Anyone who has followed the ebb and flow of Atheism in America during the past decade or two is well aware of the presumption by many theists that Atheists are somehow lacking in morality. This shows up strongly in politics where to admit to being an Atheist is tantamount to suicide. In a recent Gallup poll Atheists scored dead last as someone that people would vote for. What bugs me, however, is that people so willingly concede morality to the theists in spite of the repeated examples that theism does not equate to moral strength. Especially in the realm of politics. But I digress. This is not an article on religion in the political world. It is on morality in the religious and my run-in with that morality.
When I was in my late teens my then girlfriend persuaded me to go to church with her. She knew I was an Atheist and had been for years. However, she gave some plausible sounding reason on why I should attend church with her. I forget what it was. Let’s face it, a young man(‘s hormones) being asked to do something by a young woman he likes hardly needs a reason. So one Sunday this young Atheist found himself not only in church but signed up for Bible study. An hour and a half of pouring over the wisdom handed down from God himself before spending another 90 minutes getting the cliff notes in the sermon. Late teen, hormones, I covered that, right? She and I showed up and were greeted by the priest of the church. A few pleasantries were passed as we enter the study room. After a few more minutes there were at least a dozen people there to study the day’s lesson of love, compassion and understanding.
Instead the day’s topic was about Atheism and what the Bible has to say about Atheists in general. I don’t remember the specific passages cited nor much of the discussion. Understandable because my hormones were finally overcome with their better. Anger. 90 minutes of being called a money worshiping, amoral, backstabbing, untrustworthy, not-worth-spit waste of human flesh. Who were they to accept this tripe? More importantly who was this priest to teach it as if it were truth? However, even as angry as I was and how much I wanted to verbally tear into this group of people, especially the priest spewing this bile I didn’t. I sat on my hands, stared at the floor and said absolutely nothing. There was no mistaking that I was upset, I was not so good at hiding emotions to think otherwise. But I let him have his say and when the time came to leave I left calmly and quietly. I uttered not one word.
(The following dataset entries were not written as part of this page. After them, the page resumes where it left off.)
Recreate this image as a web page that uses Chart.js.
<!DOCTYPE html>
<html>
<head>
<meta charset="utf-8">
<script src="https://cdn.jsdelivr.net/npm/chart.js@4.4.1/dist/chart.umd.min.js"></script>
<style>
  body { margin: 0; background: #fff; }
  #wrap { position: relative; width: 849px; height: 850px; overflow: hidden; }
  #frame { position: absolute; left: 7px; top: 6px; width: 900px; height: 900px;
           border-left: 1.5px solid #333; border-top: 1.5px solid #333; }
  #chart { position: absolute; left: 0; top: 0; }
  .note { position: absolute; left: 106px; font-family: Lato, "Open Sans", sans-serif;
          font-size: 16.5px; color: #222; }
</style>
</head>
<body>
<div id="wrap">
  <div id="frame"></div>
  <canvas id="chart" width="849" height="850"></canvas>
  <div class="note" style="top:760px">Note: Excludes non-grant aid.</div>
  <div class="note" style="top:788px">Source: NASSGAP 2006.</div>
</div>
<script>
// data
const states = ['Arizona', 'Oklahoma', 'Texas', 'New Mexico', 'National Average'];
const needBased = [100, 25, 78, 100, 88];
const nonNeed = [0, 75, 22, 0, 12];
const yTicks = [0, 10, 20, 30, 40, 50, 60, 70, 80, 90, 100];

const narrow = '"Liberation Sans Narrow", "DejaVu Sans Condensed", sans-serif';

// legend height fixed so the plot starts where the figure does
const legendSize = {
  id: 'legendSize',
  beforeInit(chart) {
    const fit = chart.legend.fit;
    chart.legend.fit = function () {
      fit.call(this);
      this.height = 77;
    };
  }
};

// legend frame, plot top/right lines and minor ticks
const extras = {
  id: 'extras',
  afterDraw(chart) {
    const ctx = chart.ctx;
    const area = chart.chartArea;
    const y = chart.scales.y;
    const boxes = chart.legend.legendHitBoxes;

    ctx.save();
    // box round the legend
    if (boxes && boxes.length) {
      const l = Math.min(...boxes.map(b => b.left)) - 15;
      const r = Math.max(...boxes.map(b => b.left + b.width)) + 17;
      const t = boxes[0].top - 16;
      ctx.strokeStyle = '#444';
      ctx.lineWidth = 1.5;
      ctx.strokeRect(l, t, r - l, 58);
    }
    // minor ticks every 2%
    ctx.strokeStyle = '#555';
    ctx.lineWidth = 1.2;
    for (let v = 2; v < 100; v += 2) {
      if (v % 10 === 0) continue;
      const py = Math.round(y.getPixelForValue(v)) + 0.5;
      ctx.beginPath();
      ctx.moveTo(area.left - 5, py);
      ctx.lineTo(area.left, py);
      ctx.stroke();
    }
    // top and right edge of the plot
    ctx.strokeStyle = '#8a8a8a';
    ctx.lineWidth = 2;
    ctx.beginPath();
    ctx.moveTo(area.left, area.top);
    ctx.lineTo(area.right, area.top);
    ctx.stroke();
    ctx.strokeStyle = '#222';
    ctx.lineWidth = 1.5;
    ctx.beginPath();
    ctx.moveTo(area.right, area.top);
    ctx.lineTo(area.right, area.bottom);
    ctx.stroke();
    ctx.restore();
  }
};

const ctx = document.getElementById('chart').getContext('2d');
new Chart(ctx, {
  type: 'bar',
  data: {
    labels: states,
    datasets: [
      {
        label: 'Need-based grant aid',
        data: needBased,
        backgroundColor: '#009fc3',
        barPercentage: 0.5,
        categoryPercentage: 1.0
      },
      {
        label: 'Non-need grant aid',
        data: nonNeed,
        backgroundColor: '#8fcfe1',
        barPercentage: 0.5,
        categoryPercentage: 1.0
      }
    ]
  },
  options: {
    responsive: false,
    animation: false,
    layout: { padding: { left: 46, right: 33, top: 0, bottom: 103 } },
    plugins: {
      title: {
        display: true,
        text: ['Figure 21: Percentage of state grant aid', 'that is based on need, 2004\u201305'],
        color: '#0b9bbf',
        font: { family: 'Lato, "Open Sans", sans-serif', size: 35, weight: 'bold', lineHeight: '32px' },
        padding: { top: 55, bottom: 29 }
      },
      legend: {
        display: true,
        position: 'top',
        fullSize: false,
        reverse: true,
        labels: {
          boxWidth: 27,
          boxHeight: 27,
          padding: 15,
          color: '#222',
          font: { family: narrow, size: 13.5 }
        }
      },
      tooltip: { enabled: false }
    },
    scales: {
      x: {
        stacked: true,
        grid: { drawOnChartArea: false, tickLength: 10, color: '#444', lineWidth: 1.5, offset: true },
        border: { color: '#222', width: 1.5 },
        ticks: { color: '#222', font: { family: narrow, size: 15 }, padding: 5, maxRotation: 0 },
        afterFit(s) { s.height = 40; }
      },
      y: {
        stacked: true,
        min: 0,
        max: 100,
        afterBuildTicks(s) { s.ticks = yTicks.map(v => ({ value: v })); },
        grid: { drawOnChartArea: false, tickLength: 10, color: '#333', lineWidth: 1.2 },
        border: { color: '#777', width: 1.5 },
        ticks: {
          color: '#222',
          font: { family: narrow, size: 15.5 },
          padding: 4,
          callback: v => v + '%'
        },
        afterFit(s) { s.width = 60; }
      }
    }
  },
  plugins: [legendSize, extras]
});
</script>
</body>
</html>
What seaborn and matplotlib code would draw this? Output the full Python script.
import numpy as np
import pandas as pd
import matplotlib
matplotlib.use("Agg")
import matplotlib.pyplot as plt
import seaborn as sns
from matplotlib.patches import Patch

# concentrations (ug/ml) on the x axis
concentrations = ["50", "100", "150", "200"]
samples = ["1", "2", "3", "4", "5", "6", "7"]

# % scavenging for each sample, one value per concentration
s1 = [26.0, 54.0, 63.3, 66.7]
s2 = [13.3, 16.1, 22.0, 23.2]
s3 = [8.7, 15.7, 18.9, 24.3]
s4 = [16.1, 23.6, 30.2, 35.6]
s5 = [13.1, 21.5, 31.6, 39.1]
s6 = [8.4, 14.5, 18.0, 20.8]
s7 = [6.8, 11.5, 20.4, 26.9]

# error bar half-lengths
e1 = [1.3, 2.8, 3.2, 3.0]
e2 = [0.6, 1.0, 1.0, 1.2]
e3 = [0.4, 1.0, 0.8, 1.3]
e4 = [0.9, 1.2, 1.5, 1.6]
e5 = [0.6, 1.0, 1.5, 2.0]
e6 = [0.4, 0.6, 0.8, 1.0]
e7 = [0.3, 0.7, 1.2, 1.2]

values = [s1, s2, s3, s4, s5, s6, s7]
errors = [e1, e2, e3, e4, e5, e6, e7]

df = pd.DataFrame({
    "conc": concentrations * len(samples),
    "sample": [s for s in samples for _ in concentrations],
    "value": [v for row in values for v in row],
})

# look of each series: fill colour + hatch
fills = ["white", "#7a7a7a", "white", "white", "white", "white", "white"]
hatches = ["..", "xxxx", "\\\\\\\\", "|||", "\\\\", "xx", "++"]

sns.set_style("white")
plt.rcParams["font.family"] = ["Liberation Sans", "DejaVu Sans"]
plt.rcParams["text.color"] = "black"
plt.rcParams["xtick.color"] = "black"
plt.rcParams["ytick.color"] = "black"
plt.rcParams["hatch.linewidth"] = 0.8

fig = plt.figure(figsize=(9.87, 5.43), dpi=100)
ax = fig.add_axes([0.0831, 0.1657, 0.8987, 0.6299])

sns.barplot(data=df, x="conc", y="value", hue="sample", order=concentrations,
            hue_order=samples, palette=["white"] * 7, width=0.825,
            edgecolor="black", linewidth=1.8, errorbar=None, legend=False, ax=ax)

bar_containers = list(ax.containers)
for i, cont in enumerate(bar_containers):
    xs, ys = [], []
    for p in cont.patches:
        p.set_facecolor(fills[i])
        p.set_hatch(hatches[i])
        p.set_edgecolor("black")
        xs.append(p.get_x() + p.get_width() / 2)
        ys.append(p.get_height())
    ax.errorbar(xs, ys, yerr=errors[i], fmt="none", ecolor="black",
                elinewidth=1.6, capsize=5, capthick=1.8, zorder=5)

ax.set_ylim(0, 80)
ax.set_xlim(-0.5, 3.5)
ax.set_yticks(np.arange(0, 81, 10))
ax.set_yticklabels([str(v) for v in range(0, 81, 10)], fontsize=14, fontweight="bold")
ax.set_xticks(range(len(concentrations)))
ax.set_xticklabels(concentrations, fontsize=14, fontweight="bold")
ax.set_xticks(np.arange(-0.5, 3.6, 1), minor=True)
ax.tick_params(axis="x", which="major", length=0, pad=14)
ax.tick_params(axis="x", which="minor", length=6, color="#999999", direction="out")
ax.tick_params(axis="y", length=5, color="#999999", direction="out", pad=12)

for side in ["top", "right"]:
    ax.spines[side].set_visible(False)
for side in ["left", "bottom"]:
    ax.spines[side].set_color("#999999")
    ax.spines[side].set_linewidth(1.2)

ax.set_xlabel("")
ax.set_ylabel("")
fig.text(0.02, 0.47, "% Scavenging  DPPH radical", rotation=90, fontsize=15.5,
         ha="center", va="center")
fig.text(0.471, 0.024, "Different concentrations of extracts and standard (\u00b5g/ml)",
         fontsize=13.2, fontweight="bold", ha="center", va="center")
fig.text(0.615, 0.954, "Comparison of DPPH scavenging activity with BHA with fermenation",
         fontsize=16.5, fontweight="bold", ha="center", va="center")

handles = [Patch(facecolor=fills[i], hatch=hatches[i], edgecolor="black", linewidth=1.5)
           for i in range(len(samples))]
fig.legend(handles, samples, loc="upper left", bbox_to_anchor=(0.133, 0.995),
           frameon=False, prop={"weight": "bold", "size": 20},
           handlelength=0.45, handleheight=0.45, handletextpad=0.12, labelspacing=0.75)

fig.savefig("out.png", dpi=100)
I sat through the service where the general theme was repeated again. They could understand other religions even if they thought those religions didn’t quite get the message as intended. But Atheists? Scum. Filth. Putrescence not to be tolerated. The only answer? Convert. Show them the error of their ways. Again, sat on hands, eyes on the floor, not one word said.
As bad as all that was the worst was yet to come. During the service I was welcomed by the priest as a newcomer to their church. This was nothing in and of itself until the service was over and he approached me outside the church. He apologized. He told me that my girlfriend had, after Bible study, told him why I was so upset. He knew going into the service that I was an Atheist. He apologized and said that had he known I would have been attending that day he would have chosen another lesson.
I have been on the receiving side of apologies many times. Some sincere, some not. Never before, nor since, have I ever been so insulted by an apology. He was not sorry that his religion encouraged singling me out as a pariah. He was not sorry that he taught that Atheists were immoral. He was simply sorry that he taught the lesson with an Atheist in the room. Apologizing for something so trivial when there were far larger things for which he was unrepentant still, decades later, gets me angry. The difference between then and now is that then I sat on my hands and stared at the floor, saying nothing. Now, my hands type on a keyboard and I say a whole lot. An immoral Atheist I may be but at least my moral compass compels me to apologize for what I said if it insulted someone instead of simply apologizing for them having overheard me saying it.